Since 1968, Jackson has been the home of Malaco Records, one of the leading record companies for gospel, blues and soul music in the United States. In January 1973, Paul Simon recorded the songs "Learn How To Fall" and "Take Me To the Mardi Gras", found on the album There Goes Rhymin' Simon, in Jackson at the Malaco Recording Studios. Many well-known Southern artists recorded on the album including the Muscle Shoals Rhythm Section (David Hood, Jimmy Johnson, Roger Hawkins, Barry Beckett); Carson Whitsett, the Onward Brass Band from New Orleans, and others. The label has recorded many leading soul and blues artists, including Bobby Bland, ZZ Hill, Latimore, Shirley Brown, Denise LaSalle and Tyrone Davis.
On May 15, 1970 police killed two students and wounded 12 at Jackson State University (then called Jackson State College) after a protest of the Vietnam War included students' overturning and burning some cars. These killings occurred eleven days after the National Guard killed four students in an anti-war protest at Kent State University in Ohio, and were part of national social unrest. Newsweek cited the Jackson State killings in its issue of May 18 when it suggested that U.S. President Richard Nixon faced a new home front.

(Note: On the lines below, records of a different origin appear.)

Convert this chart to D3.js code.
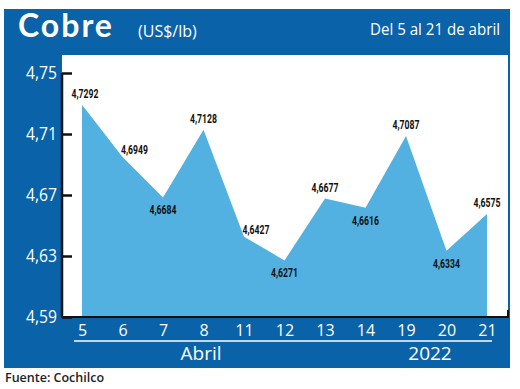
<!DOCTYPE html>
<html><head><meta charset="utf-8">
<script src="https://cdn.jsdelivr.net/npm/d3@7"></script>
<style>body{margin:0;background:#fff}svg{display:block}</style>
</head><body>
<svg id="c" width="520" height="389"></svg>
<script>
const days = ["5","6","7","8","11","12","13","14","19","20","21"];
const values = [4.7292,4.6949,4.6684,4.7128,4.6427,4.6271,4.6677,4.6616,4.7087,4.6334,4.6575];
const labelPlace = ["up","upright","down","up","upright","down","up","down","up","down","up"];
const yTicks = [4.59,4.63,4.67,4.71,4.75];
const title = "Cobre", unit = "(US$/lb)", period = "Del 5 al 21 de abril";
const month = "Abril", year = "2022", source = "Fuente: Cochilco";

const svg = d3.select("#c");
const BLUE = "#0a62a9", AREA = "#52b1e1";
const fmt = v => String(v.toFixed(4)).replace(".", ",");
const fmt2 = v => String(v.toFixed(2)).replace(".", ",");

svg.append("rect").attr("x",4).attr("y",9).attr("width",506).attr("height",359).attr("fill",BLUE);
svg.append("rect").attr("x",62).attr("y",55).attr("width",446).attr("height",262).attr("fill","#fff");

const x = d3.scalePoint().domain(days).range([82,487]);
const y = d3.scaleLinear().domain([4.59,4.75]).range([317,73]);

const area = d3.area().x((d,i)=>x(days[i])).y0(y(4.59)).y1(d=>y(d));
svg.append("path").datum(values).attr("d",area).attr("fill",AREA);

// y axis
const ya = svg.append("g").attr("transform","translate(62,0)")
  .call(d3.axisRight(y).tickValues(yTicks).tickSize(10).tickFormat(""));
ya.select(".domain").attr("stroke","#111").attr("stroke-width",2.5).attr("d","M0,"+y(4.75)+"V"+y(4.59));
ya.selectAll(".tick line").attr("stroke","#111").attr("stroke-width",2.5);
svg.append("g").selectAll("text").data(yTicks).join("text")
  .attr("x",57).attr("y",d=>y(d)+6).attr("text-anchor","end")
  .attr("fill","#fff").attr("font-family","Open Sans, sans-serif").attr("font-size",18)
  .attr("textLength",31).attr("lengthAdjust","spacingAndGlyphs")
  .text(fmt2);

// x axis baseline
svg.append("path").attr("d","M61,"+y(4.59)+"H508V"+(y(4.59)-7)).attr("stroke","#111").attr("stroke-width",2).attr("fill","none");

// x labels
const xa = svg.append("g").attr("transform","translate(0,336)")
  .call(d3.axisBottom(x).tickSize(0).tickPadding(0));
xa.select(".domain").remove();
xa.selectAll("text").attr("fill","#fff").attr("font-family","Open Sans, sans-serif").attr("font-size",16).attr("dy",0);

svg.append("line").attr("x1",74).attr("x2",492).attr("y1",341).attr("y2",341).attr("stroke","#fff").attr("stroke-width",1.5);
svg.append("text").attr("x",201).attr("y",360).attr("text-anchor","middle").attr("fill","#fff")
  .attr("font-family","Open Sans, sans-serif").attr("font-size",19).text(month);
svg.append("text").attr("x",430).attr("y",360).attr("text-anchor","middle").attr("fill","#fff")
  .attr("font-family","Open Sans, sans-serif").attr("font-size",19).text(year);

// data labels
svg.append("g").selectAll("text").data(values).join("text")
  .attr("x",(d,i)=>x(days[i]) + (labelPlace[i]==="upright"?12:(i===0?3:0)))
  .attr("y",(d,i)=>labelPlace[i]==="down"? y(d)+17 : (labelPlace[i]==="upright"? y(d)-3 : y(d)-7))
  .attr("text-anchor","middle").attr("fill","#111")
  .attr("font-family","Roboto, sans-serif").attr("font-weight","bold").attr("font-size",13.5)
  .attr("textLength",27).attr("lengthAdjust","spacingAndGlyphs")
  .text(fmt);

// header
svg.append("text").attr("x",18).attr("y",37).attr("fill","#fff")
  .attr("font-family","Lato, sans-serif").attr("font-weight","bold").attr("font-size",32).attr("letter-spacing",2).text(title);
svg.append("text").attr("x",138).attr("y",37).attr("fill","#fff")
  .attr("font-family","Open Sans, sans-serif").attr("font-size",16).text(unit);
svg.append("text").attr("x",500).attr("y",35).attr("text-anchor","end").attr("fill","#fff")
  .attr("font-family","Open Sans, sans-serif").attr("font-size",16.5)
  .attr("textLength",130).attr("lengthAdjust","spacingAndGlyphs").text(period);

svg.append("text").attr("x",5).attr("y",382).attr("fill","#222")
  .attr("font-family","Open Sans, sans-serif").attr("font-size",12.5).attr("font-weight",600).text(source);
</script>
</body></html>
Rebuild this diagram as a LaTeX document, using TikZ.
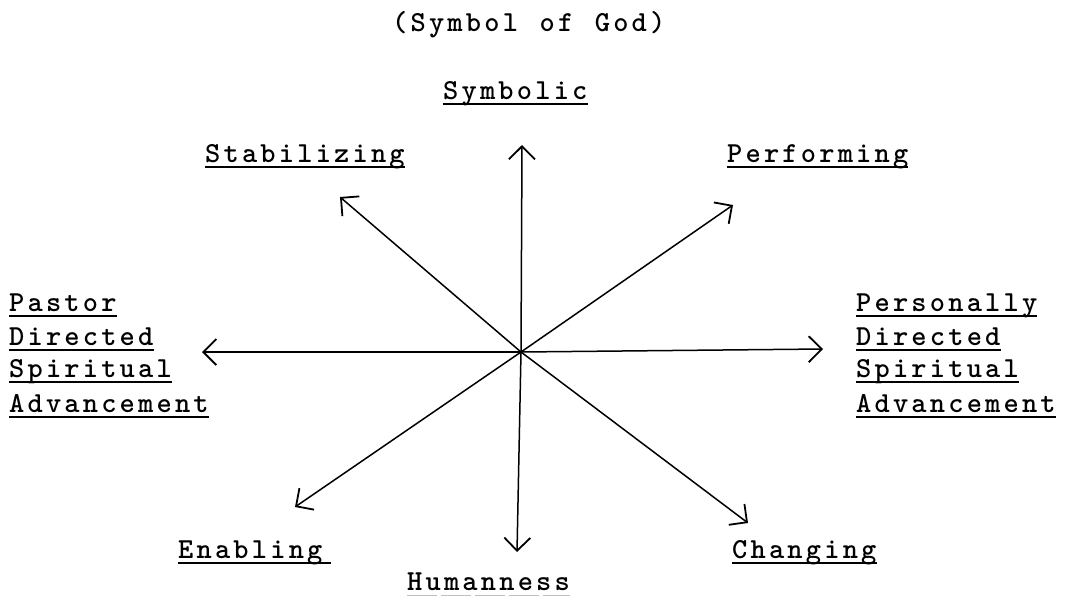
\documentclass[tikz,border=0pt]{standalone}
\usepackage{fontspec}
\usetikzlibrary{arrows.meta}
\def\spc#1{\spcA#1\relax}
\def\spcA#1{\ifx#1\relax\else#1\kern3.2pt\expandafter\spcA\fi}
\newcommand\tw{\ttfamily\bfseries\fontsize{29}{33}\selectfont}
\begin{document}
\begin{tikzpicture}[x=1pt,y=-1pt,
  lbl/.style={font=\tw, inner sep=0pt, anchor=base west},
  ul/.style={line width=1.6pt},
  faintul/.style={line width=1pt, gray!50, dash pattern=on 30pt off 4pt},
  arr/.style={line width=1.5pt, -{Straight Barb[length=13pt,width=26pt,line width=1.8pt]}}]
\useasboundingbox (0,0) rectangle (1065,597);
% texts
\node[lbl] (god) at (392,31) {\spc{(Symbol~of~God)}};
\node[lbl] (sym) at (443,99) {\spc{Symbolic}};
\node[lbl] (stab) at (205,162) {\spc{Stabilizing}};
\node[lbl] (perf) at (727,162) {\spc{Performing}};
\node[lbl] (l1) at (9,311) {\spc{Pastor}};
\node[lbl] (l2) at (9,345) {\spc{Directed}};
\node[lbl] (l3) at (9,377) {\spc{Spiritual}};
\node[lbl] (l4) at (9,412) {\spc{Advancement}};
\node[lbl] (r1) at (856,311) {\spc{Personally}};
\node[lbl] (r2) at (856,345) {\spc{Directed}};
\node[lbl] (r3) at (856,377) {\spc{Spiritual}};
\node[lbl] (r4) at (856,412) {\spc{Advancement}};
\node[lbl] (enab) at (178,558) {\spc{Enabling}};
\node[lbl] (chng) at (732,558) {\spc{Changing}};
\node[lbl] (hum) at (407,590) {\spc{Humanness}};
% underlines
\foreach \n in {sym,stab,perf,l1,l2,l3,l4,r1,r2,r3,r4,chng}
  \draw[ul] ([yshift=-5pt]\n.base west) -- ([yshift=-5pt,xshift=-3.2pt]\n.base east);
\draw[ul] ([yshift=-5pt]enab.base west) -- ([yshift=-5pt,xshift=5pt]enab.base east);
\draw[faintul] ([yshift=-5.5pt]hum.base west) -- ([yshift=-5.5pt,xshift=-3.2pt]hum.base east);
% arrows
\coordinate (c) at (521,352);
\coordinate (tu) at (522,145);
\coordinate (td) at (517,552);
\coordinate (tl) at (202,352);
\coordinate (tr) at (823,349);
\coordinate (tnw) at (340,197);
\coordinate (tne) at (733,205);
\coordinate (tsw) at (295,507);
\coordinate (tse) at (748,523);
\foreach \t in {tu,td,tl,tr,tnw,tne,tsw,tse}
  \draw[arr] (c) -- (\t);
\end{tikzpicture}
\end{document}
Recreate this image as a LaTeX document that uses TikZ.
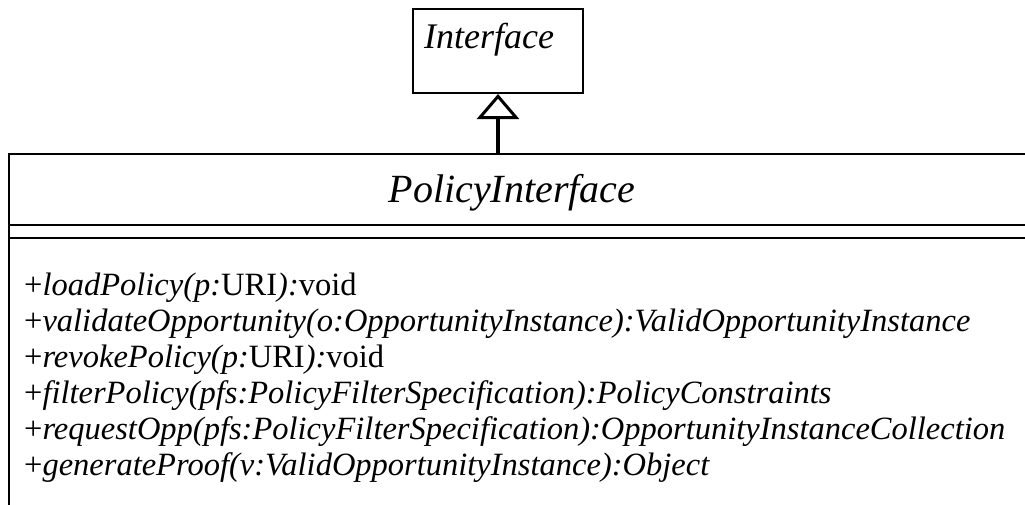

In 1997, Harvey Johnson, Jr. was elected as Jackson's first African-American mayor. During his term, he proposed the development of a convention center to attract more business to the city. In 2004, during his second term, 66 percent of the voters passed a referendum for a tax to build the Convention Center.
Mayor Johnson was replaced by Frank Melton on July 4, 2005. Melton subsequently generated controversy through his unconventional behavior, which included acting as a law enforcement officer. A dramatic spike in crime also ensued, despite Melton's efforts to reduce crime. The lack of jobs contributed to crime.
2007 saw a historic first for Mississippi as Hinds County sheriff Malcolm McMillin was appointed as the new police chief in Jackson. McMillin was both the county sheriff and city police chief until 2009, when he stepped down due to the disagreements with the mayor. Mayor Frank Melton died in May 2009 and City Councilman Leslie McLemore served as acting mayor of Jackson until July 2009, when former Mayor Harvey Johnson assumed the Mayor position.
On June 26, 2011, 49-year-old James Craig Anderson was killed in Jackson after being beaten, robbed and run over by a group of white teenagers. The district attorney described it as a "crime of hate", and the FBI investigated it as a civil rights violation.
On March 18, 2013, a severe hailstorm hit the Jackson metro area. The hail caused major damage to roofs, vehicles, and siding damage to many homes. Hail ranged in size from golfball to softball. There were over 40,000 hailstorm claims of homeowner and automobile damage.
On July 1, 2013, Chokwe Lumumba was sworn into office as mayor of the city. After only eight months in office, Lumumba passed away on February 25, 2014. Lumumba was a controversial figure due to his prior membership in the Republic of New Africa as well as being a co-founder of the National Coalition of Blacks for Reparations in America. Lumumba's son, Chokwe Antar Lumumba, ran for the mayoral seat following his father's death, but lost to Councillor Tony Yarber on April 22, 2014.
In 2013, Jackson was named as one of the top 10 friendliest cities in the United States by CN Traveler. The capital city was tied with Natchez as Number 7. The city was noticed for friendly people, great food, and green and pretty public places.